Cak Hasan juga turut memaparkan beberapa isu yang sering diperbicangkan di kalangan anak muda. Pertama, isu mengenai pendidikan. Hal ini dikarenakan generasi muda sekarang secara usia berada dalam taraf pendidikan. Kedua, isu lingkungan. Isu-isu seperti climate change, polusi, bencana alam justru sangat diminati. Ketiga, isu ekonomi dan ketenagakerjaan. Keempat, transparansi pemerintah.
“Menarik kalau kita lihat anak-anak muda yang antusias dengan keempat isu ini, yakni UU Prakerja, regulasi, kebijakan, isu lingkungan. Empat isu ini memang diharapkan oleh anak-anak muda,” kata Cak Hasan.
Selanjutnya, Cak Hasan menjelaskan mengenai bentuk ekspresi cinta Tanah Air bagi generasi milenial. Menurut Cak Hasan, cara generasi muda mengekspresikan kecintaan mereka terhadap Indonesia sangat menarik. Bisa dilihat dari kreatifitas mereka di sosial media, gerakan sosial yang mereka buat, dan di dunia startup.
“Ekspresi-ekspresi nasionalisme mereka bisa kita lihat dari sisi kreatifitas mereka di sosial media. Meme yang merek abuat, jargon-jargon yang mereka buat, bagaimana mereka aktif untuk membuat gerakan sosial saat bencana alam, dan bagaimana mereka aktif di dunia startup mencerminkan bagaimana anak muda masih memiliki kecintaan terhadap bangsa dan negara,” sahut Cak Hasan.
Selain itu, Cak Hasan juga menegaskan kepada generasi muda bahwa globalisasi tidak bisa di tolak. Mau tidak mau, suka tidak suka, tekanan globalisasi nyata dan ada, dan akan terus menguat. Menurut Cak Hasan, generasi muda boleh berpikir dan memiliki pandangan secara luas, boleh mengadopsi pemikiran barat. Namun demikian, generasi muda tidak boleh lupa bahwa mereka memiliki jati diri sebagai seorang bangsa Indonesia.

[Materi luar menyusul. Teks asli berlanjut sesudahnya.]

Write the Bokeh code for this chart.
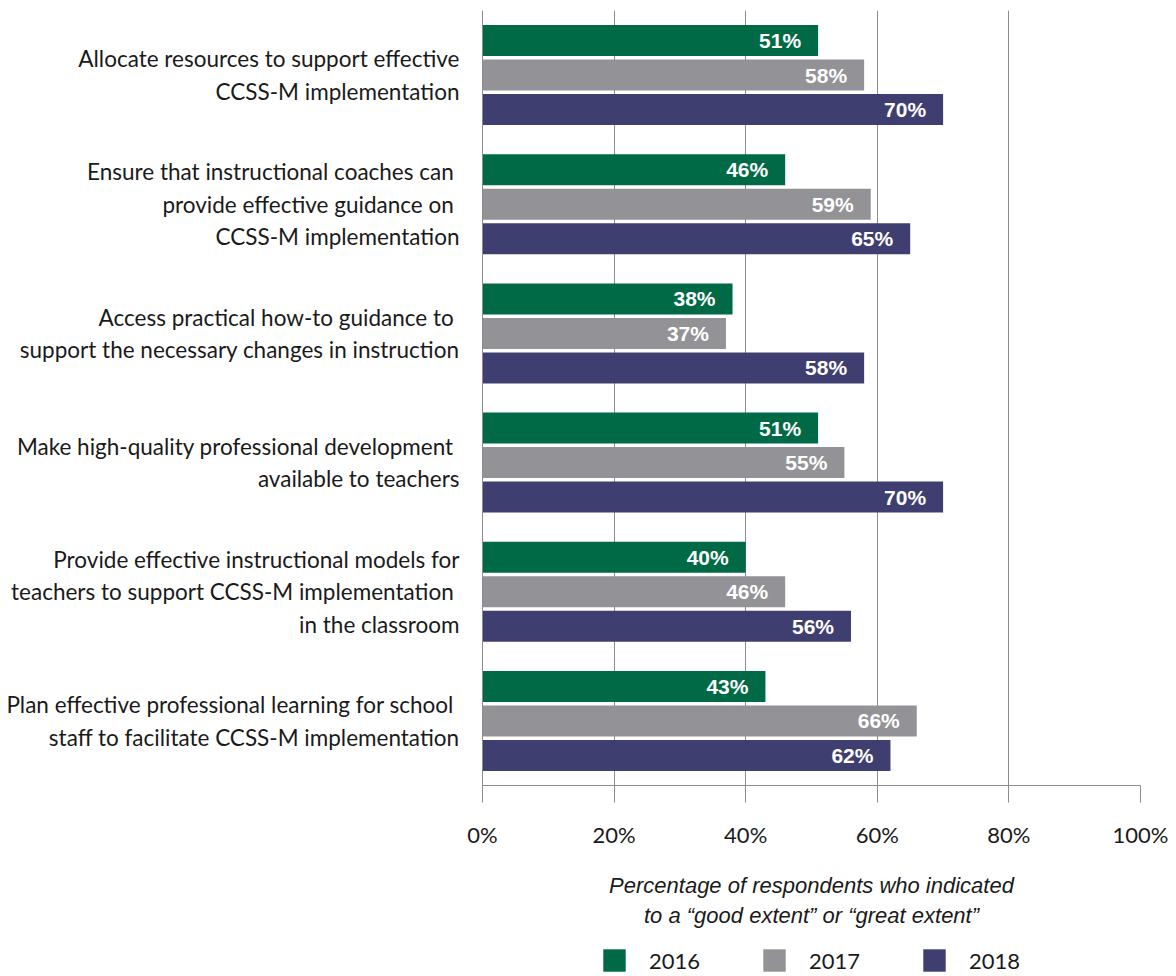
from bokeh.plotting import figure
from bokeh.layouts import column
from bokeh.models import (Range1d, FixedTicker, PrintfTickFormatter, Legend, LegendItem,
                          ColumnDataSource, Label)
from bokeh.transform import dodge
from bokeh.core.properties import value
from bokeh.embed import file_html
from bokeh.resources import INLINE

# ---- data ----
categories = [
    "Allocate resources to support effective\nCCSS-M implementation",
    "Ensure that instructional coaches can \nprovide effective guidance on \nCCSS-M implementation",
    "Access practical how-to guidance to \nsupport the necessary changes in instruction",
    "Make high-quality professional development \navailable to teachers",
    "Provide effective instructional models for\nteachers to support CCSS-M implementation \nin the classroom",
    "Plan effective professional learning for school \nstaff to facilitate CCSS-M implementation",
]
years = ["2016", "2017", "2018"]
v2016 = [51, 46, 38, 51, 40, 43]
v2017 = [58, 59, 37, 55, 46, 66]
v2018 = [70, 65, 58, 70, 56, 62]
x_ticks = [0, 20, 40, 60, 80, 100]
axis_title = ["Percentage of respondents who indicated",
              "to a \u201cgood extent\u201d or \u201cgreat extent\u201d"]

colors = ["#006a46", "#939397", "#3f3e70"]
grid_color = "#8c8c8c"
label_font = "Lato"

pos = [i + 0.5 for i in range(len(categories))]
src = ColumnDataSource(dict(
    y=pos,
    v2016=v2016, v2017=v2017, v2018=v2018,
    l2016=[f"{v}%" for v in v2016],
    l2017=[f"{v}%" for v in v2017],
    l2018=[f"{v}%" for v in v2018],
))

p = figure(frame_width=658, frame_height=775, output_backend="svg", toolbar_location=None,
           x_range=Range1d(0, 100), y_range=Range1d(len(categories), 0),
           min_border_left=482, min_border_right=36, min_border_top=10,
           min_border_bottom=76)
p.outline_line_color = None
p.background_fill_color = "white"

offsets = [-0.267, 0.0, 0.267]
bar_h = 0.24
for yr, off, col in zip(years, offsets, colors):
    p.hbar(y=dodge("y", off, range=p.y_range), left=0, right="v" + yr,
           height=bar_h, source=src, fill_color=col, line_color=None)
    p.text(x="v" + yr, y=dodge("y", off, range=p.y_range), text="l" + yr, source=src,
           x_offset=-17, text_align="right", text_baseline="middle",
           text_color="white", text_font=value("Liberation Sans"),
           text_font_style="bold", text_font_size="21px")

# x axis
p.xaxis.ticker = FixedTicker(ticks=x_ticks)
p.xaxis.formatter = PrintfTickFormatter(format="%d%%")
p.xaxis.major_tick_out = 17
p.xaxis.major_tick_in = 0
p.xaxis.minor_tick_line_color = None
p.xaxis.axis_line_color = grid_color
p.xaxis.major_tick_line_color = grid_color
p.xaxis.major_label_text_font = label_font
p.xaxis.major_label_text_font_size = "22px"
p.xaxis.major_label_text_color = "#1a1a1a"
p.xaxis.major_label_standoff = 18

# y axis
p.yaxis.ticker = FixedTicker(ticks=pos)
p.yaxis.major_label_overrides = {pv: c for pv, c in zip(pos, categories)}
p.yaxis.major_tick_line_color = None
p.yaxis.minor_tick_line_color = None
p.yaxis.axis_line_color = grid_color
p.yaxis.major_label_standoff = 17
p.yaxis.major_label_text_font = label_font
p.yaxis.major_label_text_font_size = "22.5px"
p.yaxis.major_label_text_line_height = 1.195
p.yaxis.major_label_text_color = "#1a1a1a"

p.xgrid.ticker = FixedTicker(ticks=x_ticks)
p.xgrid.grid_line_color = grid_color
p.ygrid.visible = False

# ---- footer: axis title + legend (pixel-scaled helper figure) ----
FOOT_W, FOOT_H = 1176, 115
p2 = figure(frame_width=FOOT_W, frame_height=FOOT_H, output_backend="svg",
            toolbar_location=None,
            x_range=Range1d(0, FOOT_W), y_range=Range1d(0, FOOT_H),
            x_axis_location=None, y_axis_location=None,
            min_border=0, min_border_left=0, min_border_right=0,
            min_border_top=0, min_border_bottom=0)
p2.outline_line_color = None
p2.grid.visible = False

# the label renders shifted right by the main plot's left border; compensate
title_cx = 811 - 482
for i, line in enumerate(axis_title):
    p2.add_layout(Label(x=title_cx, y=91 - 30 * i, x_units="data", y_units="data",
                        text=line, text_align="center", text_baseline="middle",
                        text_font="Liberation Sans", text_font_style="italic",
                        text_font_size="22px", text_color="#1a1a1a"))

# swatch renderers for the legend (zero-width, outside the footer's view)
swatches = []
for yr, col in zip(years, colors):
    swatches.append(p2.hbar(y=[-50], left=[0], right=[0], height=1,
                            fill_color=col, line_color=None))

legend = Legend(items=[LegendItem(label=yr, renderers=[r]) for yr, r in zip(years, swatches)],
                orientation="horizontal", location=(600, 2),
                glyph_width=28, glyph_height=28, label_standoff=21, spacing=60,
                label_height=28,
                label_text_font=label_font, label_text_font_size="22px",
                label_text_color="#1a1a1a",
                border_line_color=None, background_fill_alpha=0,
                padding=0, margin=0)
p2.add_layout(legend, "center")

layout = column(p, p2, spacing=0)
open("out.html", "w").write(file_html(layout, INLINE))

“Kita tidak bisa menghalangi seseorang untuk tidak mengadopsi pemikiran barat atau melarang mereka untuk menggunakan produk luar. Tetapi kita harus menekankan kepada mereka untuk tidak lupa bahwa mereka adalah bangsa Indonesia yang memiliki Pancasila sebagai perekat kita,” tegas Cak Hasan.
Ia menambahkan bahwa untuk menanamkan ideologi Pancasila, nasionalisme serta kecintaan terhadap Tanah Air kepada generasi muda tidak bisa menggunakan cara yang lama. Generasi muda sering menghabiskan waktunya di dunia digital, sehingga mereka terbiasa dengan komunikasi dua arah yang setiap sisinya ada. Maka dari itu, contoh teladan dan praktik konkrit yang harus diperlihatkan pada mereka.
“Contoh teladan dan praktik konkrit seperti pembelaan kepada kaum minoritas, transparansi, anti korupsi, itu yang justru harus diperlihatkan kepada mereka. Oleh karena itu, pemerintah harus memberikan contoh yang baik agar mereka bisa mengajak generasi muda untuk mendengarkan mereka dan memberikan pelajaran kepada mereka untuk memahami ideologi Pancasila, nasionalisme dan cinta tanah air,” tutup Cak Hasan.